# New foals and blue eyes.



## Firefall (Feb 16, 2006)

All foals are born with blue eyes, right?

Ok, then IF the eye is going to change color, at what age does that happen?

Thanks.


----------



## CharmedMinis (Feb 16, 2006)

Nope.....they aren't all born with blue eyes.............

I had 2 fillies born one year apart, they have the same Dam, they were both born with jet black eyes......and by about 3 months old their eyes were deep navy blue, and both of them still have navy blue eyes. One is now a 2 year old and the other is a yearling.

I have had 2 horses, different parents, that carry the cream gene be born with bright crystal blue eyes, they are both 2 year olds now and their eyes are a hazel greenish light tan color now, in certain light they still carry some blue. Their eyes started to change when they were about 8 months old.

I also had a pinto colt born who is now 2 years old, he was born with brown eyes and they have never changed shades.


----------



## Marty (Feb 16, 2006)

Good question. We've got two of those blue eyes here.

Guess who??????


----------



## rabbitsfizz (Feb 16, 2006)

No foals are not born necessarily with blue eyes. Having said that I had a filly three years ago who I still could not decide if she was Palomino or Cremello at two weeks, Eyes finally started fading at six weeks. She was Palomino



:


----------



## Dona (Feb 16, 2006)

NO....all foals are NOT born with blue eyes. The foal's who are born with bright blue eyes and carry the pinto gene, or double dilutes (such as cremello) are usually the ones who will keep blue eyes.

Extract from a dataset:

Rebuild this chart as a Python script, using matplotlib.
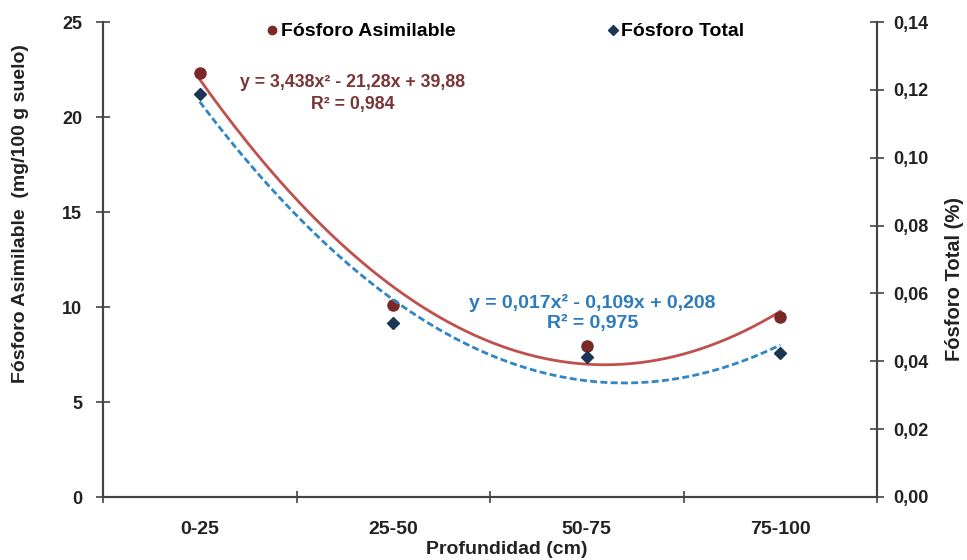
import numpy as np
import matplotlib
matplotlib.use("Agg")
import matplotlib.pyplot as plt
from matplotlib.lines import Line2D

plt.rcParams['font.family'] = ['Liberation Sans', 'DejaVu Sans']

categories = ["0-25", "25-50", "50-75", "75-100"]
p_asimilable = [22.3, 10.1, 7.95, 9.45]        # mg/100 g suelo (left axis)
p_total = [0.1188, 0.0512, 0.0412, 0.0425]     # % (right axis)
left_ticks = [0, 5, 10, 15, 20, 25]
right_ticks = [0.00, 0.02, 0.04, 0.06, 0.08, 0.10, 0.12, 0.14]
eq_asim = "y = 3,438x² - 21,28x + 39,88\nR² = 0,984"
eq_total = "y = 0,017x² - 0,109x + 0,208\nR² = 0,975"

fig = plt.figure(figsize=(9.67, 5.6), dpi=100)
ax = fig.add_axes([0.1065, 0.1125, 0.8005, 0.8482])
ax2 = ax.twinx()

x = np.arange(1, len(categories) + 1)
xs = np.linspace(1, 4, 200)

c_pt_a = "#7A2828"
c_ln_a = "#C0504D"
c_pt_t = "#1B3557"
c_ln_t = "#2F86C6"

fa = np.polyfit(x, p_asimilable, 2)
ft = np.polyfit(x, p_total, 2)

ax.plot(xs, np.polyval(fa, xs), color=c_ln_a, lw=2.0, zorder=2)
ax.plot(x, p_asimilable, 'o', color=c_pt_a, ms=8, zorder=3)
ax2.plot(xs, np.polyval(ft, xs), color=c_ln_t, lw=2.0, ls=(0, (2.5, 1.2)), zorder=2)
ax2.plot(x, p_total, 'D', color=c_pt_t, ms=6, zorder=3)

ax.set_xlim(0.5, 4.5)
ax.set_ylim(0, 25)
ax2.set_ylim(0, 0.14)
ax.set_yticks(left_ticks)
ax.set_yticklabels([str(v) for v in left_ticks])
ax2.set_yticks(right_ticks)
ax2.set_yticklabels([f"{v:.2f}".replace('.', ',') for v in right_ticks])

ax.set_xticks([0.5, 1.5, 2.5, 3.5, 4.5])
ax.set_xticklabels([])
ax.set_xticks(x, minor=True)
ax.set_xticklabels(categories, minor=True)
ax.tick_params(axis='x', which='minor', length=0, pad=17.5, labelsize=14, labelcolor="#222222")
ax.tick_params(axis='x', which='major', direction='inout', length=8, width=1.2, color="#444444")
ax.tick_params(axis='y', direction='inout', length=10, width=1.2, color="#444444",
               labelsize=13, labelcolor="#222222", pad=10)
ax2.tick_params(axis='y', direction='inout', length=10, width=1.2, color="#444444",
                labelsize=13, labelcolor="#222222", pad=7)
for lab in ax.get_xticklabels(minor=True) + ax.get_yticklabels() + ax2.get_yticklabels():
    lab.set_fontweight('bold')

for a in (ax, ax2):
    a.spines['top'].set_visible(False)
    for s in ('left', 'right', 'bottom'):
        a.spines[s].set_color("#444444")
        a.spines[s].set_linewidth(1.5)

fig.text(507 / 967, 1 - 549 / 560, "Profundidad (cm)", fontsize=14,
         fontweight='bold', color="#222222", ha='center', va='center')
fig.text(21 / 967, 1 - 214 / 560, "Fósforo Asimilable  (mg/100 g suelo)", fontsize=14,
         fontweight='bold', color="#222222", rotation=90, ha='center', va='center')
fig.text(955 / 967, 1 - 279 / 560, "Fósforo Total (%)", fontsize=14.5,
         fontweight='bold', color="#222222", rotation=90, ha='center', va='center')

ax.text(1.79, 21.24, eq_asim, color="#7B3535", fontsize=12.8, fontweight='bold',
        ha='center', va='center', linespacing=1.35)
ax2.text(3.03, 0.0542, eq_total, color="#2C7BBE", fontsize=14, fontweight='bold',
         ha='center', va='center', linespacing=1.2, zorder=5)

h1 = Line2D([], [], marker='o', color=c_pt_a, ls='none', ms=6)
h2 = Line2D([], [], marker='D', color=c_pt_t, ls='none', ms=5)
leg_kw = dict(loc='center left', frameon=False, handlelength=0.5, handletextpad=0.2,
              borderpad=0, borderaxespad=0, prop={'size': 14, 'weight': 'bold'})
leg1 = ax2.legend([h1], ["Fósforo Asimilable"], bbox_to_anchor=(0.212, 0.98), **leg_kw)
ax2.add_artist(leg1)
ax2.legend([h2], ["Fósforo Total"], bbox_to_anchor=(0.652, 0.98), **leg_kw)

fig.savefig("out.png", dpi=100)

But there are other foals that "may" be born with blue eyes, that will change. Those are usually from "dilute" colors, such as buckskin, palomino, champagne, or silver. Many of these foals are born with blue, or blue/gray eyes....but these eyes will usually darken over time to brown, amber or hazel.



:



Marty said:


> Good question. We've got two of those blue eyes here.
> 
> Guess who??????



Marty....didn't know Timmy had blue eyes! Have you got a better picture of his eye in outside light? That photo looks like it's just showing the reflection of his pupil. When we speak of "blue eyes"....we are talking about the color of the "iris" going around the pupil.



:


----------



## Marty (Feb 16, 2006)

His eyes actually look navy blue Dona.Not as light as pictured here. They are not black or brown etc. They have a very distinct dark blue-ish look to them. I kinda figured it would go away until Sheryl commented on his eye looking dark blue and asked me if those were blue eyes she was seeing and I was like "I have no idea what he is doing" lol. I am assuming it's a throw back to his grandsire.


----------



## rabbitsfizz (Feb 16, 2006)

Marty it looks to me from the bit I can see that his outside eye is a normal colour- the inside- the Iris- can be that navy blue without it meaning that the horse has blue eyes.


----------